- _What to do_: Go through the data below and copy it exactly, skipping every picture.
····················
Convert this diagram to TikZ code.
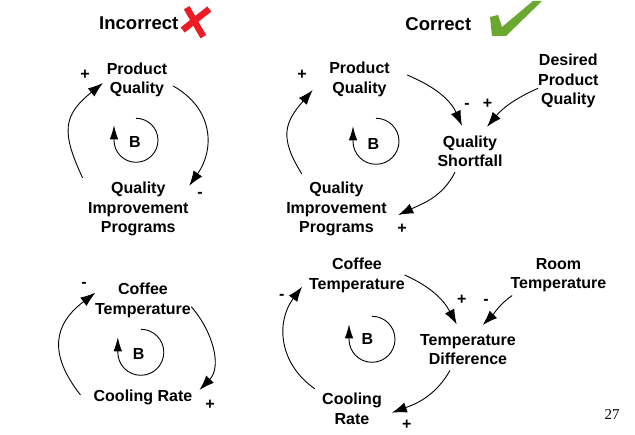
\documentclass[tikz,border=0pt]{standalone}
\usepackage{fontspec}
\setmainfont{Liberation Sans}
\newfontfamily\numfont{Liberation Serif}
\usetikzlibrary{arrows.meta}
\definecolor{xred}{RGB}{237,28,36}
\definecolor{okgreen}{RGB}{106,168,48}
\definecolor{faint}{RGB}{246,246,246}
\begin{document}
\begin{tikzpicture}[x=1pt,y=1pt,
  lbl/.style={font=\bfseries\fontsize{16}{19.5}\selectfont, align=center, inner sep=0pt,
    execute at begin node=\strut, execute at end node=\strut},
  sgn/.style={font=\bfseries\fontsize{16}{19.5}\selectfont, inner sep=0pt, anchor=base},
  ttl/.style={font=\bfseries\fontsize{18.5}{22}\selectfont, inner sep=0pt, anchor=base},
  bb/.style={font=\bfseries\fontsize{16}{19.5}\selectfont, inner sep=0pt, anchor=base},
  arr/.style={line width=0.9pt, -{Latex[length=15pt,width=10.5pt]}},
  loopline/.style={line width=0.9pt, -{Latex[length=14pt,width=8.5pt]}},
]
\useasboundingbox (0,-435) rectangle (635,0);

% titles and marks
\node[ttl] (t1) at (138.8,-30) {Incorrect};
\node[ttl] (t2) at (438.3,-30.7) {Correct};
\draw[xred, line width=6.5pt] (186.7,-7.7) -- (203.3,-36.7);
\draw[xred, line width=6.5pt] (209.3,-9) -- (182.7,-30);
\fill[faint] (484,0) -- (549,0) -- (544,45) -- (483,45) -- cycle;
\fill[okgreen] (490,-17) -- (498,-15) -- (502,-27) -- (533,-1) -- (542,-1) -- (506,-36) -- (492,-36) -- cycle;

% top left
\node[lbl] (pq1) at (137,-81.1) {Product\\Quality};
\node[lbl] (qip1) at (138.3,-210.6) {Quality\\Improvement\\Programs};
\node[bb] (b1) at (135,-147.5) {B};
\node[sgn] (s1) at (85,-79.5) {+};
\node[sgn] (s2) at (200,-198) {-};
\draw[arr] ([shift={(-5.3,4.35)}]qip1.north west) to[out=115,in=219,looseness=1.35] ([shift={(-3.7,-1.9)}]pq1.west);
\draw[arr] ([shift={(5.7,-4.9)}]pq1.east) to[out=-29,in=55,looseness=1.15] ([shift={(0.5,-3.65)}]qip1.north east);
\draw[loopline] ([shift={(1,23.7)}]b1.center) arc[start angle=90,end angle=-180,radius=22] -- ++(0,15);

% top right
\node[lbl] (pq2) at (359.5,-80.85) {Product\\Quality};
\node[lbl] (dpq) at (568.3,-82.3) {Desired\\Product\\Quality};
\node[lbl] (qs) at (470,-154.35) {Quality\\Shortfall};
\node[lbl] (qip2) at (336.5,-210.6) {Quality\\Improvement\\Programs};
\node[bb] (b2) at (373.5,-149.5) {B};
\node[sgn] (s3) at (302,-79.5) {+};
\node[sgn] (s4) at (467,-108.3) {-};
\node[sgn] (s5) at (487.5,-108.8) {+};
\node[sgn] (s6) at (402,-233.5) {+};
\draw[arr] ([shift={(15.7,8.35)}]qip2.north west) to[out=122,in=229,looseness=1.3] ([shift={(-16.3,-9.15)}]pq2.west);
\draw[arr] ([shift={(17.3,5.85)}]pq2.east) to[out=-23,in=114] ([shift={(-8,9.85)}]qs.north);
\draw[arr] ([shift={(0.2,-6)}]dpq.west) to[out=204,in=50] ([shift={(17,8.85)}]qs.north);
\draw[arr] ([shift={(-15,0.85)}]qs.south) to[out=-117,in=25] ([shift={(11.3,-4.4)}]qip2.east);
\draw[loopline] ([shift={(2.5,25.7)}]b2.center) arc[start angle=90,end angle=-180,radius=23] -- ++(0,15);

% bottom left
\node[lbl] (ct1) at (143,-301.5) {Coffee\\Temperature};
\node[lbl] (cr1) at (143,-397.8) {Cooling Rate};
\node[bb] (b3) at (138.7,-360) {B};
\node[sgn] (s7) at (84,-287.8) {-};
\node[sgn] (s8) at (210,-409.5) {+};
\draw[arr] ([shift={(-13,2.8)}]cr1.west) to[out=128,in=217,looseness=1.3] ([shift={(0.5,8.8)}]ct1.west);
\draw[arr] ([shift={(0.2,-5.2)}]ct1.east) to[out=-49,in=46] ([shift={(7,7.8)}]cr1.east);
\draw[loopline] ([shift={(2.1,25.2)}]b3.center) arc[start angle=90,end angle=-180,radius=23] -- ++(0,15);

% bottom right
\node[lbl] (ct2) at (357,-276.5) {Coffee\\Temperature};
\node[lbl] (rt) at (558.5,-276.5) {Room\\Temperature};
\node[lbl] (td) at (468,-352.5) {Temperature\\Difference};
\node[lbl] (cr2) at (352,-411.85) {Cooling\\Rate};
\node[bb] (b4) at (367.5,-345) {B};
\node[sgn] (s9) at (281.7,-299.8) {-};
\node[sgn] (s10) at (461.7,-304.8) {+};
\node[sgn] (s11) at (486,-304.8) {-};
\node[sgn] (s12) at (406.7,-430) {+};
\draw[arr] ([shift={(-0.5,1.5)}]ct2.east) to[out=-24,in=118] ([shift={(-11.3,9.75)}]td.north);
\draw[arr] ([shift={(1.7,-0.65)}]rt.south west) to[out=215,in=45] ([shift={(14.7,9.05)}]td.north);
\draw[arr] ([shift={(-18,0.35)}]td.south) to[out=-120,in=20] ([shift={(9.9,-0.85)}]cr2.east);
\draw[arr] ([shift={(-7.2,4.35)}]cr2.north west) to[out=145,in=233,looseness=1.1] ([shift={(-6.8,-10.2)}]ct2.west);
\draw[loopline] ([shift={(4.5,23.2)}]b4.center) arc[start angle=90,end angle=-180,radius=23] -- ++(0,15);

\node[font=\numfont\fontsize{15}{18}\selectfont, anchor=base, inner sep=0pt] (pg) at (612,-420) {27};
\end{tikzpicture}
\end{document}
····················
- _Reply_:
Convert this diagram to TikZ code.
\documentclass[tikz,border=0pt]{standalone}
\usepackage{fontspec}
\setmainfont{Liberation Sans}
\newfontfamily\numfont{Liberation Serif}
\usetikzlibrary{arrows.meta}
\definecolor{xred}{RGB}{237,28,36}
\definecolor{okgreen}{RGB}{106,168,48}
\definecolor{faint}{RGB}{246,246,246}
\begin{document}
\begin{tikzpicture}[x=1pt,y=1pt,
  lbl/.style={font=\bfseries\fontsize{16}{19.5}\selectfont, align=center, inner sep=0pt,
    execute at begin node=\strut, execute at end node=\strut},
  sgn/.style={font=\bfseries\fontsize{16}{19.5}\selectfont, inner sep=0pt, anchor=base},
  ttl/.style={font=\bfseries\fontsize{18.5}{22}\selectfont, inner sep=0pt, anchor=base},
  bb/.style={font=\bfseries\fontsize{16}{19.5}\selectfont, inner sep=0pt, anchor=base},
  arr/.style={line width=0.9pt, -{Latex[length=15pt,width=10.5pt]}},
  loopline/.style={line width=0.9pt, -{Latex[length=14pt,width=8.5pt]}},
]
\useasboundingbox (0,-435) rectangle (635,0);

% titles and marks
\node[ttl] (t1) at (138.8,-30) {Incorrect};
\node[ttl] (t2) at (438.3,-30.7) {Correct};
\draw[xred, line width=6.5pt] (186.7,-7.7) -- (203.3,-36.7);
\draw[xred, line width=6.5pt] (209.3,-9) -- (182.7,-30);
\fill[faint] (484,0) -- (549,0) -- (544,45) -- (483,45) -- cycle;
\fill[okgreen] (490,-17) -- (498,-15) -- (502,-27) -- (533,-1) -- (542,-1) -- (506,-36) -- (492,-36) -- cycle;

% top left
\node[lbl] (pq1) at (137,-81.1) {Product\\Quality};
\node[lbl] (qip1) at (138.3,-210.6) {Quality\\Improvement\\Programs};
\node[bb] (b1) at (135,-147.5) {B};
\node[sgn] (s1) at (85,-79.5) {+};
\node[sgn] (s2) at (200,-198) {-};
\draw[arr] ([shift={(-5.3,4.35)}]qip1.north west) to[out=115,in=219,looseness=1.35] ([shift={(-3.7,-1.9)}]pq1.west);
\draw[arr] ([shift={(5.7,-4.9)}]pq1.east) to[out=-29,in=55,looseness=1.15] ([shift={(0.5,-3.65)}]qip1.north east);
\draw[loopline] ([shift={(1,23.7)}]b1.center) arc[start angle=90,end angle=-180,radius=22] -- ++(0,15);

% top right
\node[lbl] (pq2) at (359.5,-80.85) {Product\\Quality};
\node[lbl] (dpq) at (568.3,-82.3) {Desired\\Product\\Quality};
\node[lbl] (qs) at (470,-154.35) {Quality\\Shortfall};
\node[lbl] (qip2) at (336.5,-210.6) {Quality\\Improvement\\Programs};
\node[bb] (b2) at (373.5,-149.5) {B};
\node[sgn] (s3) at (302,-79.5) {+};
\node[sgn] (s4) at (467,-108.3) {-};
\node[sgn] (s5) at (487.5,-108.8) {+};
\node[sgn] (s6) at (402,-233.5) {+};
\draw[arr] ([shift={(15.7,8.35)}]qip2.north west) to[out=122,in=229,looseness=1.3] ([shift={(-16.3,-9.15)}]pq2.west);
\draw[arr] ([shift={(17.3,5.85)}]pq2.east) to[out=-23,in=114] ([shift={(-8,9.85)}]qs.north);
\draw[arr] ([shift={(0.2,-6)}]dpq.west) to[out=204,in=50] ([shift={(17,8.85)}]qs.north);
\draw[arr] ([shift={(-15,0.85)}]qs.south) to[out=-117,in=25] ([shift={(11.3,-4.4)}]qip2.east);
\draw[loopline] ([shift={(2.5,25.7)}]b2.center) arc[start angle=90,end angle=-180,radius=23] -- ++(0,15);

% bottom left
\node[lbl] (ct1) at (143,-301.5) {Coffee\\Temperature};
\node[lbl] (cr1) at (143,-397.8) {Cooling Rate};
\node[bb] (b3) at (138.7,-360) {B};
\node[sgn] (s7) at (84,-287.8) {-};
\node[sgn] (s8) at (210,-409.5) {+};
\draw[arr] ([shift={(-13,2.8)}]cr1.west) to[out=128,in=217,looseness=1.3] ([shift={(0.5,8.8)}]ct1.west);
\draw[arr] ([shift={(0.2,-5.2)}]ct1.east) to[out=-49,in=46] ([shift={(7,7.8)}]cr1.east);
\draw[loopline] ([shift={(2.1,25.2)}]b3.center) arc[start angle=90,end angle=-180,radius=23] -- ++(0,15);

% bottom right
\node[lbl] (ct2) at (357,-276.5) {Coffee\\Temperature};
\node[lbl] (rt) at (558.5,-276.5) {Room\\Temperature};
\node[lbl] (td) at (468,-352.5) {Temperature\\Difference};
\node[lbl] (cr2) at (352,-411.85) {Cooling\\Rate};
\node[bb] (b4) at (367.5,-345) {B};
\node[sgn] (s9) at (281.7,-299.8) {-};
\node[sgn] (s10) at (461.7,-304.8) {+};
\node[sgn] (s11) at (486,-304.8) {-};
\node[sgn] (s12) at (406.7,-430) {+};
\draw[arr] ([shift={(-0.5,1.5)}]ct2.east) to[out=-24,in=118] ([shift={(-11.3,9.75)}]td.north);
\draw[arr] ([shift={(1.7,-0.65)}]rt.south west) to[out=215,in=45] ([shift={(14.7,9.05)}]td.north);
\draw[arr] ([shift={(-18,0.35)}]td.south) to[out=-120,in=20] ([shift={(9.9,-0.85)}]cr2.east);
\draw[arr] ([shift={(-7.2,4.35)}]cr2.north west) to[out=145,in=233,looseness=1.1] ([shift={(-6.8,-10.2)}]ct2.west);
\draw[loopline] ([shift={(4.5,23.2)}]b4.center) arc[start angle=90,end angle=-180,radius=23] -- ++(0,15);

\node[font=\numfont\fontsize{15}{18}\selectfont, anchor=base, inner sep=0pt] (pg) at (612,-420) {27};
\end{tikzpicture}
\end{document}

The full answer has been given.